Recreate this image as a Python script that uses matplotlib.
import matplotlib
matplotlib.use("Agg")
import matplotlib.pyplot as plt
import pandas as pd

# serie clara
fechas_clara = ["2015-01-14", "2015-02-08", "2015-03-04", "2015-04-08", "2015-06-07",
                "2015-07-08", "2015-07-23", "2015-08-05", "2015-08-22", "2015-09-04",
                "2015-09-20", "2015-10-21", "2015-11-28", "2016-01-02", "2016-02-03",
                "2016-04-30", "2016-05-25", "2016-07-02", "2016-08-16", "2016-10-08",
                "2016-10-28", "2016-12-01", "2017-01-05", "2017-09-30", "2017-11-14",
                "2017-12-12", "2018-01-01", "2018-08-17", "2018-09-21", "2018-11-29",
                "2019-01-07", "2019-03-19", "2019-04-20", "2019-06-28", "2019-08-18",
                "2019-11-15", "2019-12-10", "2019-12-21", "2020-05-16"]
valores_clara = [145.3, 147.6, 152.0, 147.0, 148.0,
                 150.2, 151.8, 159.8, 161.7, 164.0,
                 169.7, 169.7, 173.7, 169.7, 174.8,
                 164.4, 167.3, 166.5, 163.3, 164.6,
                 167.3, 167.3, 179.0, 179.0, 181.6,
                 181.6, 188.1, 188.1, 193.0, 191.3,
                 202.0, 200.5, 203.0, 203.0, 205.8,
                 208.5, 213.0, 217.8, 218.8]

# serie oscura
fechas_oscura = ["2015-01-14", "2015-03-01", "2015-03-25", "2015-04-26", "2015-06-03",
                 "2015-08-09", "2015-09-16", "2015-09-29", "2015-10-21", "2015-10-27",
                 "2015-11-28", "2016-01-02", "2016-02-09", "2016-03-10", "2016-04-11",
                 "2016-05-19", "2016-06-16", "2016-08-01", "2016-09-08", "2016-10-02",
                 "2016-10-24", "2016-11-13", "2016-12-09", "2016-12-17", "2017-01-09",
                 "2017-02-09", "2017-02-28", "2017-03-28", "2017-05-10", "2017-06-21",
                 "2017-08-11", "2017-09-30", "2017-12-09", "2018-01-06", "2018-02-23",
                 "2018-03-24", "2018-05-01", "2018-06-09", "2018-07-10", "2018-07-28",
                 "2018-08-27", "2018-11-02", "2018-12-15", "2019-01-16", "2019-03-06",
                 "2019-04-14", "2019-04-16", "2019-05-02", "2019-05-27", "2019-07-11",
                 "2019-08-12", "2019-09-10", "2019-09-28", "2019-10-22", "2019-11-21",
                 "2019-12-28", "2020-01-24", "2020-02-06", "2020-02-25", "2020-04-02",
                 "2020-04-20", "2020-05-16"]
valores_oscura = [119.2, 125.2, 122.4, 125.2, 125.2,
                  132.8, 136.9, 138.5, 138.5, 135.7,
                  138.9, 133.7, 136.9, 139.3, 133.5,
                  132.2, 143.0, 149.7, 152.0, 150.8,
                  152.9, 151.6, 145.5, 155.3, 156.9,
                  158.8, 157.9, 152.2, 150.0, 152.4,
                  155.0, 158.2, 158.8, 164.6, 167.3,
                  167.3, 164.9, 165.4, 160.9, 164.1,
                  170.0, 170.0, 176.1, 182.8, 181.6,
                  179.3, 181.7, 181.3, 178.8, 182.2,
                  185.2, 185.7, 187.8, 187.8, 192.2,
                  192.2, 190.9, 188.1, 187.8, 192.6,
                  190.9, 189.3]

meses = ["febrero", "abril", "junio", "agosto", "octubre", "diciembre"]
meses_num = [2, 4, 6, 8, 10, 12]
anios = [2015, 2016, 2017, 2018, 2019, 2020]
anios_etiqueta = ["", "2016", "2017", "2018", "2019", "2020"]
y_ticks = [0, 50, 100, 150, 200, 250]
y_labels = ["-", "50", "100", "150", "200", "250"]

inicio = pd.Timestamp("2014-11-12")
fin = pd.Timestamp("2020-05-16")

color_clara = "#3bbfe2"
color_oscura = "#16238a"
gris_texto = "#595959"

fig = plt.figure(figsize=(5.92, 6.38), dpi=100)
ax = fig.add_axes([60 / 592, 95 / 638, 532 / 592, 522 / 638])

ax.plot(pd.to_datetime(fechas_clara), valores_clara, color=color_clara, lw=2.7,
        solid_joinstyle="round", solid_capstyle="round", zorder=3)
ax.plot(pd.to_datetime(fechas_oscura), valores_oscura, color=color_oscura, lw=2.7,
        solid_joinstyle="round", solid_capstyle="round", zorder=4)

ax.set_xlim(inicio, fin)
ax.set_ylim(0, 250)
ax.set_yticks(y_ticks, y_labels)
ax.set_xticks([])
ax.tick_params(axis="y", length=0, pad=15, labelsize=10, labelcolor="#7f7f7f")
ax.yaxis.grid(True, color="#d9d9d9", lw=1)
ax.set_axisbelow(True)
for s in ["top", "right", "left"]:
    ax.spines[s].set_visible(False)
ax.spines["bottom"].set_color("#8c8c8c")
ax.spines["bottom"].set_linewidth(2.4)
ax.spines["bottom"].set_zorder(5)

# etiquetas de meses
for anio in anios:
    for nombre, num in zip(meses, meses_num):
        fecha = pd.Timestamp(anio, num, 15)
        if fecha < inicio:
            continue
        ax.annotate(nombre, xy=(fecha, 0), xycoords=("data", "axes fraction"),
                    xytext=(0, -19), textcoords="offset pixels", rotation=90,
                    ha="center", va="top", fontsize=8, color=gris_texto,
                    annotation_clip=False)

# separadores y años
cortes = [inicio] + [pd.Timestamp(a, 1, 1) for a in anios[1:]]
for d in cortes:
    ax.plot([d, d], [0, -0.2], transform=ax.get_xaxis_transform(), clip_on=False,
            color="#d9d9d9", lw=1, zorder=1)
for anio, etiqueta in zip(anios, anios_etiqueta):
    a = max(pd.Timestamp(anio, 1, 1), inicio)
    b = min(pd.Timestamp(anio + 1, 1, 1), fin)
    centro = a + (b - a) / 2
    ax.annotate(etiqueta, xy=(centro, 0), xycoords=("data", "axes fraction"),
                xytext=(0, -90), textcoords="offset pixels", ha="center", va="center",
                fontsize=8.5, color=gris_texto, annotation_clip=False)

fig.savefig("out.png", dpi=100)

==

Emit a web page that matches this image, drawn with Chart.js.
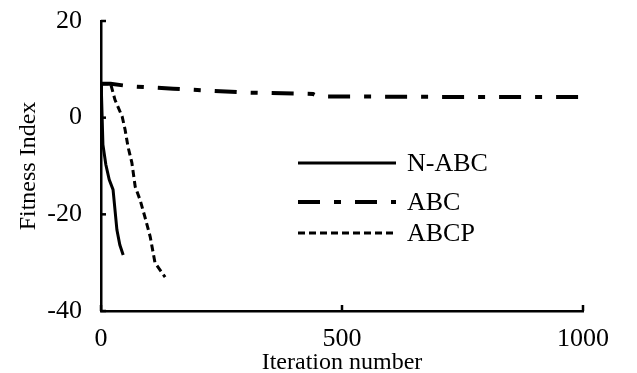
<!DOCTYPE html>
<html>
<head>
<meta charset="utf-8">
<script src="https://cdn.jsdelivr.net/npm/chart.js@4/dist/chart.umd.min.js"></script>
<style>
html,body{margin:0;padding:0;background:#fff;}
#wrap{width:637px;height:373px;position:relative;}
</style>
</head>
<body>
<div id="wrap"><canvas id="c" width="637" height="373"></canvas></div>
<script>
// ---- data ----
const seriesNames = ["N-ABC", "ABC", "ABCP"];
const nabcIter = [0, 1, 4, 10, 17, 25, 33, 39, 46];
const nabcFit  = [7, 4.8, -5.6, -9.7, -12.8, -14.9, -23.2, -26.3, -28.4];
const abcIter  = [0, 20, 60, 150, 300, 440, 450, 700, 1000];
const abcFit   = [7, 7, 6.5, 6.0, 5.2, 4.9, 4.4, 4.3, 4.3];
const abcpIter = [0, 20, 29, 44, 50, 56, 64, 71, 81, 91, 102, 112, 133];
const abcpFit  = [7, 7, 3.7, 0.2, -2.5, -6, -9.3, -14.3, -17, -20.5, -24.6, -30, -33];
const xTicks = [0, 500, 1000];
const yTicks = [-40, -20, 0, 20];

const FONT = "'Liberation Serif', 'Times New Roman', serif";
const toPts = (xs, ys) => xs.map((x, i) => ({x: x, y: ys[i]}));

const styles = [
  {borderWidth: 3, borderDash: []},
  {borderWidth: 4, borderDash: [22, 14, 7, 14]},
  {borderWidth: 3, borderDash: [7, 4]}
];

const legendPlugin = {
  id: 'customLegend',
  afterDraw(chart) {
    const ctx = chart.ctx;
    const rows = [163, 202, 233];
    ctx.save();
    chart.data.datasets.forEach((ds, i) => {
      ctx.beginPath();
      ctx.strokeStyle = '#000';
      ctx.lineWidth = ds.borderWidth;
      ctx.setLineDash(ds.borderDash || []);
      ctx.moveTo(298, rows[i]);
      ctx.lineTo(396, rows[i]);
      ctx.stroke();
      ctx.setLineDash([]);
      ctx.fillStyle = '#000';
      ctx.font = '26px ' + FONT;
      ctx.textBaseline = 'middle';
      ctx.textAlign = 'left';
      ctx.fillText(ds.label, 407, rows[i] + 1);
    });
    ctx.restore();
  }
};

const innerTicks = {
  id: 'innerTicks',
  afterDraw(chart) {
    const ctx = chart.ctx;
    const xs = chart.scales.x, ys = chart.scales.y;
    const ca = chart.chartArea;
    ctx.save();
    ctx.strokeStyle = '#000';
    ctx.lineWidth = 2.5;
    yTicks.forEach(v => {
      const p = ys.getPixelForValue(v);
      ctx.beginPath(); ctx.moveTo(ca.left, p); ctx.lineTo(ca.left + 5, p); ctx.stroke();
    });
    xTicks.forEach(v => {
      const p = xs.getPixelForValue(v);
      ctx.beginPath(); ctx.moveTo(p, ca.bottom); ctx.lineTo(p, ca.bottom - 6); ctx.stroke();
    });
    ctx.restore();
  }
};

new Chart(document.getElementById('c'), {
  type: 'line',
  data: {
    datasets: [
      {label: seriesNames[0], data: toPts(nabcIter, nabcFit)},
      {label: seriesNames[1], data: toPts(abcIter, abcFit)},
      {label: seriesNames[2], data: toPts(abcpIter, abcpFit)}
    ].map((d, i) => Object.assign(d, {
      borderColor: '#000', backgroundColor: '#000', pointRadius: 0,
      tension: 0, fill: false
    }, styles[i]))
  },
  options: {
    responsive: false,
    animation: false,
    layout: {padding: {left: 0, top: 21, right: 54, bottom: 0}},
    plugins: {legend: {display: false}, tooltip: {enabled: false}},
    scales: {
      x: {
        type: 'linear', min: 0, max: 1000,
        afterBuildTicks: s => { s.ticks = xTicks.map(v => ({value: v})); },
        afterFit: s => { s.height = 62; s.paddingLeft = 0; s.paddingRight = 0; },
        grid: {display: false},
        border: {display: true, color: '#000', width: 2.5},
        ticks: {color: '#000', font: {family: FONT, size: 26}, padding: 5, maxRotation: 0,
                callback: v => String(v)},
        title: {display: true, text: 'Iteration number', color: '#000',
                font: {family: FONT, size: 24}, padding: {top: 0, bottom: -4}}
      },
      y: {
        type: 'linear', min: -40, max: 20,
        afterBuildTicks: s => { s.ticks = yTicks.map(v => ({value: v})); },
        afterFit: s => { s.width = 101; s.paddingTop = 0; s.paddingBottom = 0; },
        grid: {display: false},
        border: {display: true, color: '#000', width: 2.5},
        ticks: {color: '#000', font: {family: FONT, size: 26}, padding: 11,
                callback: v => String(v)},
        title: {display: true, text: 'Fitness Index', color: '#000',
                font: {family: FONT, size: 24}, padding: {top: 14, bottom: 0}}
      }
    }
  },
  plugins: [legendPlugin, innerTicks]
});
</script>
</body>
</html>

==

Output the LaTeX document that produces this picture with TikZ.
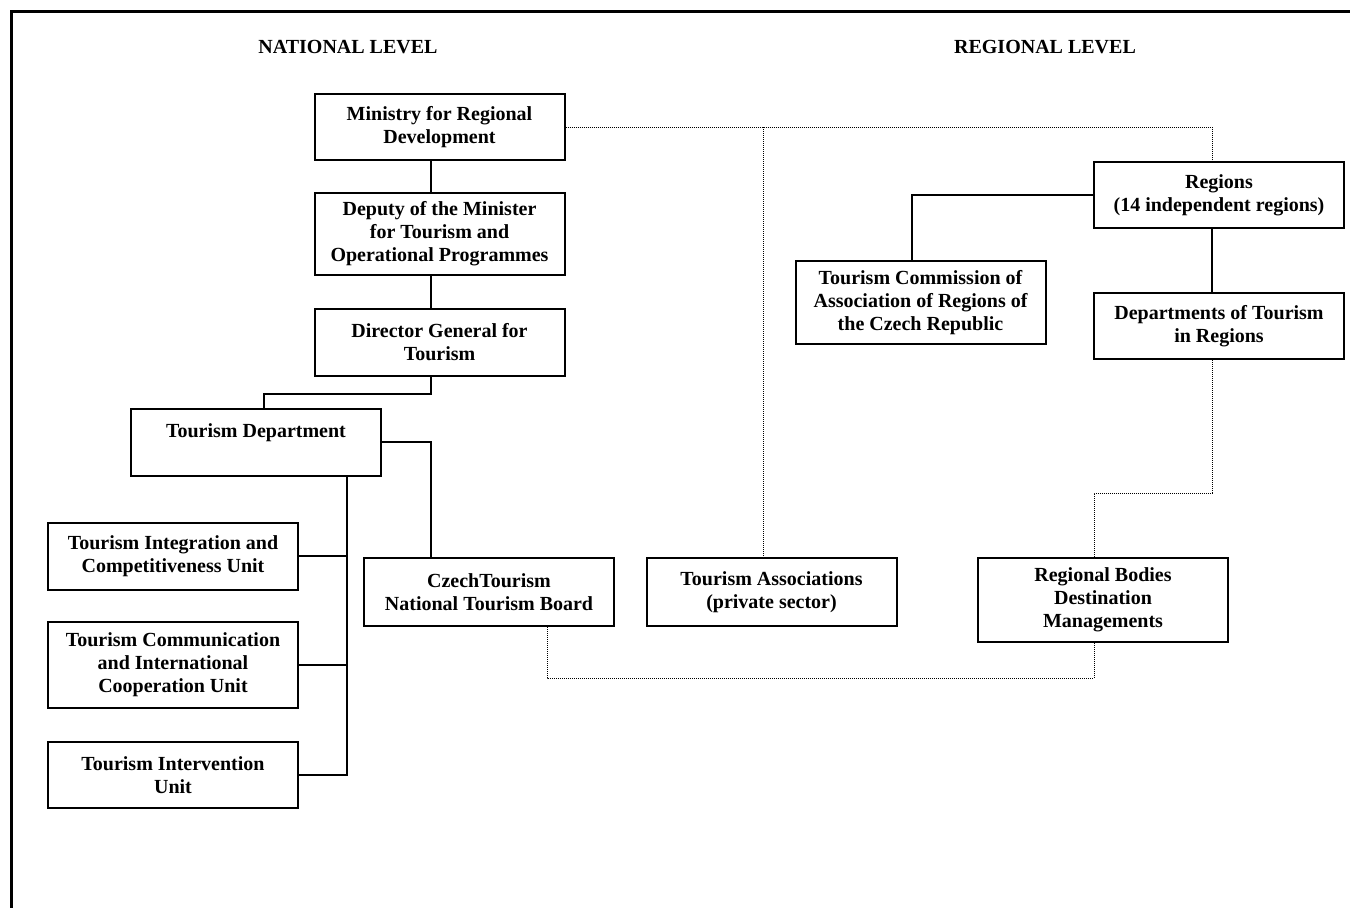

## Problem:
Give the number of lines that carry the word "matplotlib", with nothing added.

## Answer in full:
4